— start DATA —
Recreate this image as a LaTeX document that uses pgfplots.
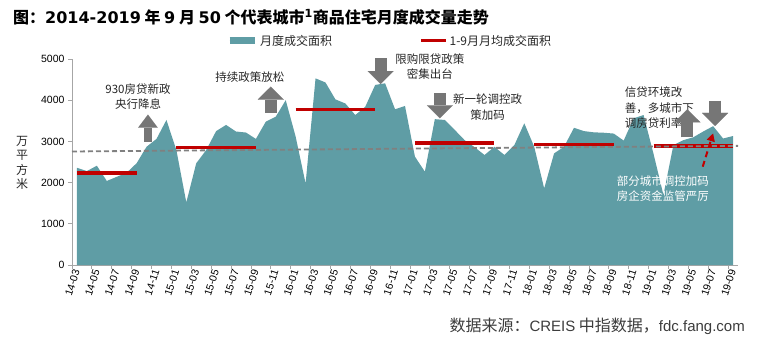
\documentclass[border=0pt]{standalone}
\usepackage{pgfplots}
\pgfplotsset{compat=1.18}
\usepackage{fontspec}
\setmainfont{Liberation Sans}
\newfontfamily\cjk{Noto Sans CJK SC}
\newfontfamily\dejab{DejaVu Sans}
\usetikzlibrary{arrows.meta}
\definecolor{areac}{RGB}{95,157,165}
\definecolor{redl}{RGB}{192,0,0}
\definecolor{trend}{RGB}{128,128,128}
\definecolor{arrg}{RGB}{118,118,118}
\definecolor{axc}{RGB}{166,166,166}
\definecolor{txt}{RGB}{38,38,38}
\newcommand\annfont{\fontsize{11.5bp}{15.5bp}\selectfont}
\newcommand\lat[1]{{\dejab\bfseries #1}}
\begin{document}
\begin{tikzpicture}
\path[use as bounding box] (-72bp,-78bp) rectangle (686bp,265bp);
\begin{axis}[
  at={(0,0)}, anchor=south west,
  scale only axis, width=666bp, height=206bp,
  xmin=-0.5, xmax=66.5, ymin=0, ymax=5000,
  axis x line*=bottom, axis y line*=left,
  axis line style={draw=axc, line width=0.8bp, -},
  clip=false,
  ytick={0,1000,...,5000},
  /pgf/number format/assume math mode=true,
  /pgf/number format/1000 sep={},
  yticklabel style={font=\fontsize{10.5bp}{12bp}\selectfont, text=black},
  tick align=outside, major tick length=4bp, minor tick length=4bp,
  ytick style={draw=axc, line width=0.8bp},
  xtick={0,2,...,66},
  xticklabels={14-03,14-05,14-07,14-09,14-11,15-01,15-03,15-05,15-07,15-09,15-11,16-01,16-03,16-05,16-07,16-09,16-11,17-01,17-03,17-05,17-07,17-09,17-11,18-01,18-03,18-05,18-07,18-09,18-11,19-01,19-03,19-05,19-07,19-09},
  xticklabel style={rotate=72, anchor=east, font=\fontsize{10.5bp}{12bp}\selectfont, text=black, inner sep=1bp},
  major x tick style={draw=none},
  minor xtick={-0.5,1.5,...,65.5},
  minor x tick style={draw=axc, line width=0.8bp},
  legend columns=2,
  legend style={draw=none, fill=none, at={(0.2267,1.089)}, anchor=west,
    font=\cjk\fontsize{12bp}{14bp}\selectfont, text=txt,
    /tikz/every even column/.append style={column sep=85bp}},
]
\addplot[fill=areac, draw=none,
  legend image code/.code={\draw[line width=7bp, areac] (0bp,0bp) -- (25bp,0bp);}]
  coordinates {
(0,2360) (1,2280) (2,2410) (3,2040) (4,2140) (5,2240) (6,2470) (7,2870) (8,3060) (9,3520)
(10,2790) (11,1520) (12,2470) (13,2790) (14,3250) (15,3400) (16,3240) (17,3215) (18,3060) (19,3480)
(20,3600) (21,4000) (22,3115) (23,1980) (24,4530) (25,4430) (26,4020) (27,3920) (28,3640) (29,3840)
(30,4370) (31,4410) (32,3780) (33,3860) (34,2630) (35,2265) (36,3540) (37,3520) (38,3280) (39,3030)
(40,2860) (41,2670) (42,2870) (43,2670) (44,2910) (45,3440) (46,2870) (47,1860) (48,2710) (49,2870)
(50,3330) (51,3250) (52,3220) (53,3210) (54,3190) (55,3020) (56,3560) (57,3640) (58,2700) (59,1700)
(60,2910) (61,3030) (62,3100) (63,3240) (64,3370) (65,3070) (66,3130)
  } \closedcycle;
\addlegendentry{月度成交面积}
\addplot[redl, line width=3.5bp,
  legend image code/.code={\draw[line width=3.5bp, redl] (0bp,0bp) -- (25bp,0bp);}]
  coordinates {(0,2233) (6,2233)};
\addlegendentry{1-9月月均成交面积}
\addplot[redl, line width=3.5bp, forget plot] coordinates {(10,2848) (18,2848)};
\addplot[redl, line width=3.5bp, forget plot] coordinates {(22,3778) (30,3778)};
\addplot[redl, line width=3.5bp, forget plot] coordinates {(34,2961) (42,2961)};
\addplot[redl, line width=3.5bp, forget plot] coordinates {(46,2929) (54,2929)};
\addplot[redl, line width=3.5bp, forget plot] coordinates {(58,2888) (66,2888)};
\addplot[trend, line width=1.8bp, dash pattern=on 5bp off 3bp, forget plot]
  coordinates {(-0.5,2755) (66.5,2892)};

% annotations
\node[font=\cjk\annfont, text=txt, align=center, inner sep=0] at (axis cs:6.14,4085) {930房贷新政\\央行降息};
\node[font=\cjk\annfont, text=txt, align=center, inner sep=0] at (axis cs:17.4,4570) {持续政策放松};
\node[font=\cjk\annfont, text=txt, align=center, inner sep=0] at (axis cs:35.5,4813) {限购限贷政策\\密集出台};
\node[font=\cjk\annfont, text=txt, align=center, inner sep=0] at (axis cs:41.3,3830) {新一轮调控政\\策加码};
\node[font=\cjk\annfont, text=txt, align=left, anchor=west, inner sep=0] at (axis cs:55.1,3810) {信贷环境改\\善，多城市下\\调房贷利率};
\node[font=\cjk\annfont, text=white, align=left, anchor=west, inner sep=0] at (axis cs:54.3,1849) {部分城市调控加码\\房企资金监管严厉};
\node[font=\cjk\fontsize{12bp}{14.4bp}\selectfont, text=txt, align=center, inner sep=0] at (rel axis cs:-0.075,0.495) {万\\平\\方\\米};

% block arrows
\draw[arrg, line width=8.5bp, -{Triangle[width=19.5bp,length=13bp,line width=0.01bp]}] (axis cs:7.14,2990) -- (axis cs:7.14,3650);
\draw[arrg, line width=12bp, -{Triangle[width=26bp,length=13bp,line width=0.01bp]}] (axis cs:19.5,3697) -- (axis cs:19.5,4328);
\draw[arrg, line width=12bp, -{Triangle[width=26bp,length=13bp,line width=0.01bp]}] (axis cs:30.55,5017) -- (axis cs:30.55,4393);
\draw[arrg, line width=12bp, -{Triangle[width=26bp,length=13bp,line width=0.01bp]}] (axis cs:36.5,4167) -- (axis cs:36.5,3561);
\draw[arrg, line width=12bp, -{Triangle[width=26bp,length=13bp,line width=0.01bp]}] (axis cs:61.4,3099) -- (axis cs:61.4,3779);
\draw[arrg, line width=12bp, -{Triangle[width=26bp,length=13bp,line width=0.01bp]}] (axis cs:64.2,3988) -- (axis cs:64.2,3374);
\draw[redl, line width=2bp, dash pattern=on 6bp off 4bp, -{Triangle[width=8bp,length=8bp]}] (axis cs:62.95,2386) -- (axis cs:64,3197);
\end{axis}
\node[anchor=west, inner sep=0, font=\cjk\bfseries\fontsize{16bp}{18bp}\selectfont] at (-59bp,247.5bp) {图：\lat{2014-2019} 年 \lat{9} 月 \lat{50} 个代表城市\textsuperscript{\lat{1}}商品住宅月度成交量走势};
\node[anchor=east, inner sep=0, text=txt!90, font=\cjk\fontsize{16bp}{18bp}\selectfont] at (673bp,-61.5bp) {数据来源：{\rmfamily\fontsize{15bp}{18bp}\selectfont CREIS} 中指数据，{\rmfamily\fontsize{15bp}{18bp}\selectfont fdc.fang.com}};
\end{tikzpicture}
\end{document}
— end DATA —
Omit the pictures and reproduce the listing exactly.

Recreate this image as a LaTeX document that uses pgfplots.
\documentclass[border=0pt]{standalone}
\usepackage{pgfplots}
\pgfplotsset{compat=1.18}
\usepackage{fontspec}
\setmainfont{Liberation Sans}
\newfontfamily\cjk{Noto Sans CJK SC}
\newfontfamily\dejab{DejaVu Sans}
\usetikzlibrary{arrows.meta}
\definecolor{areac}{RGB}{95,157,165}
\definecolor{redl}{RGB}{192,0,0}
\definecolor{trend}{RGB}{128,128,128}
\definecolor{arrg}{RGB}{118,118,118}
\definecolor{axc}{RGB}{166,166,166}
\definecolor{txt}{RGB}{38,38,38}
\newcommand\annfont{\fontsize{11.5bp}{15.5bp}\selectfont}
\newcommand\lat[1]{{\dejab\bfseries #1}}
\begin{document}
\begin{tikzpicture}
\path[use as bounding box] (-72bp,-78bp) rectangle (686bp,265bp);
\begin{axis}[
  at={(0,0)}, anchor=south west,
  scale only axis, width=666bp, height=206bp,
  xmin=-0.5, xmax=66.5, ymin=0, ymax=5000,
  axis x line*=bottom, axis y line*=left,
  axis line style={draw=axc, line width=0.8bp, -},
  clip=false,
  ytick={0,1000,...,5000},
  /pgf/number format/assume math mode=true,
  /pgf/number format/1000 sep={},
  yticklabel style={font=\fontsize{10.5bp}{12bp}\selectfont, text=black},
  tick align=outside, major tick length=4bp, minor tick length=4bp,
  ytick style={draw=axc, line width=0.8bp},
  xtick={0,2,...,66},
  xticklabels={14-03,14-05,14-07,14-09,14-11,15-01,15-03,15-05,15-07,15-09,15-11,16-01,16-03,16-05,16-07,16-09,16-11,17-01,17-03,17-05,17-07,17-09,17-11,18-01,18-03,18-05,18-07,18-09,18-11,19-01,19-03,19-05,19-07,19-09},
  xticklabel style={rotate=72, anchor=east, font=\fontsize{10.5bp}{12bp}\selectfont, text=black, inner sep=1bp},
  major x tick style={draw=none},
  minor xtick={-0.5,1.5,...,65.5},
  minor x tick style={draw=axc, line width=0.8bp},
  legend columns=2,
  legend style={draw=none, fill=none, at={(0.2267,1.089)}, anchor=west,
    font=\cjk\fontsize{12bp}{14bp}\selectfont, text=txt,
    /tikz/every even column/.append style={column sep=85bp}},
]
\addplot[fill=areac, draw=none,
  legend image code/.code={\draw[line width=7bp, areac] (0bp,0bp) -- (25bp,0bp);}]
  coordinates {
(0,2360) (1,2280) (2,2410) (3,2040) (4,2140) (5,2240) (6,2470) (7,2870) (8,3060) (9,3520)
(10,2790) (11,1520) (12,2470) (13,2790) (14,3250) (15,3400) (16,3240) (17,3215) (18,3060) (19,3480)
(20,3600) (21,4000) (22,3115) (23,1980) (24,4530) (25,4430) (26,4020) (27,3920) (28,3640) (29,3840)
(30,4370) (31,4410) (32,3780) (33,3860) (34,2630) (35,2265) (36,3540) (37,3520) (38,3280) (39,3030)
(40,2860) (41,2670) (42,2870) (43,2670) (44,2910) (45,3440) (46,2870) (47,1860) (48,2710) (49,2870)
(50,3330) (51,3250) (52,3220) (53,3210) (54,3190) (55,3020) (56,3560) (57,3640) (58,2700) (59,1700)
(60,2910) (61,3030) (62,3100) (63,3240) (64,3370) (65,3070) (66,3130)
  } \closedcycle;
\addlegendentry{月度成交面积}
\addplot[redl, line width=3.5bp,
  legend image code/.code={\draw[line width=3.5bp, redl] (0bp,0bp) -- (25bp,0bp);}]
  coordinates {(0,2233) (6,2233)};
\addlegendentry{1-9月月均成交面积}
\addplot[redl, line width=3.5bp, forget plot] coordinates {(10,2848) (18,2848)};
\addplot[redl, line width=3.5bp, forget plot] coordinates {(22,3778) (30,3778)};
\addplot[redl, line width=3.5bp, forget plot] coordinates {(34,2961) (42,2961)};
\addplot[redl, line width=3.5bp, forget plot] coordinates {(46,2929) (54,2929)};
\addplot[redl, line width=3.5bp, forget plot] coordinates {(58,2888) (66,2888)};
\addplot[trend, line width=1.8bp, dash pattern=on 5bp off 3bp, forget plot]
  coordinates {(-0.5,2755) (66.5,2892)};

% annotations
\node[font=\cjk\annfont, text=txt, align=center, inner sep=0] at (axis cs:6.14,4085) {930房贷新政\\央行降息};
\node[font=\cjk\annfont, text=txt, align=center, inner sep=0] at (axis cs:17.4,4570) {持续政策放松};
\node[font=\cjk\annfont, text=txt, align=center, inner sep=0] at (axis cs:35.5,4813) {限购限贷政策\\密集出台};
\node[font=\cjk\annfont, text=txt, align=center, inner sep=0] at (axis cs:41.3,3830) {新一轮调控政\\策加码};
\node[font=\cjk\annfont, text=txt, align=left, anchor=west, inner sep=0] at (axis cs:55.1,3810) {信贷环境改\\善，多城市下\\调房贷利率};
\node[font=\cjk\annfont, text=white, align=left, anchor=west, inner sep=0] at (axis cs:54.3,1849) {部分城市调控加码\\房企资金监管严厉};
\node[font=\cjk\fontsize{12bp}{14.4bp}\selectfont, text=txt, align=center, inner sep=0] at (rel axis cs:-0.075,0.495) {万\\平\\方\\米};

% block arrows
\draw[arrg, line width=8.5bp, -{Triangle[width=19.5bp,length=13bp,line width=0.01bp]}] (axis cs:7.14,2990) -- (axis cs:7.14,3650);
\draw[arrg, line width=12bp, -{Triangle[width=26bp,length=13bp,line width=0.01bp]}] (axis cs:19.5,3697) -- (axis cs:19.5,4328);
\draw[arrg, line width=12bp, -{Triangle[width=26bp,length=13bp,line width=0.01bp]}] (axis cs:30.55,5017) -- (axis cs:30.55,4393);
\draw[arrg, line width=12bp, -{Triangle[width=26bp,length=13bp,line width=0.01bp]}] (axis cs:36.5,4167) -- (axis cs:36.5,3561);
\draw[arrg, line width=12bp, -{Triangle[width=26bp,length=13bp,line width=0.01bp]}] (axis cs:61.4,3099) -- (axis cs:61.4,3779);
\draw[arrg, line width=12bp, -{Triangle[width=26bp,length=13bp,line width=0.01bp]}] (axis cs:64.2,3988) -- (axis cs:64.2,3374);
\draw[redl, line width=2bp, dash pattern=on 6bp off 4bp, -{Triangle[width=8bp,length=8bp]}] (axis cs:62.95,2386) -- (axis cs:64,3197);
\end{axis}
\node[anchor=west, inner sep=0, font=\cjk\bfseries\fontsize{16bp}{18bp}\selectfont] at (-59bp,247.5bp) {图：\lat{2014-2019} 年 \lat{9} 月 \lat{50} 个代表城市\textsuperscript{\lat{1}}商品住宅月度成交量走势};
\node[anchor=east, inner sep=0, text=txt!90, font=\cjk\fontsize{16bp}{18bp}\selectfont] at (673bp,-61.5bp) {数据来源：{\rmfamily\fontsize{15bp}{18bp}\selectfont CREIS} 中指数据，{\rmfamily\fontsize{15bp}{18bp}\selectfont fdc.fang.com}};
\end{tikzpicture}
\end{document}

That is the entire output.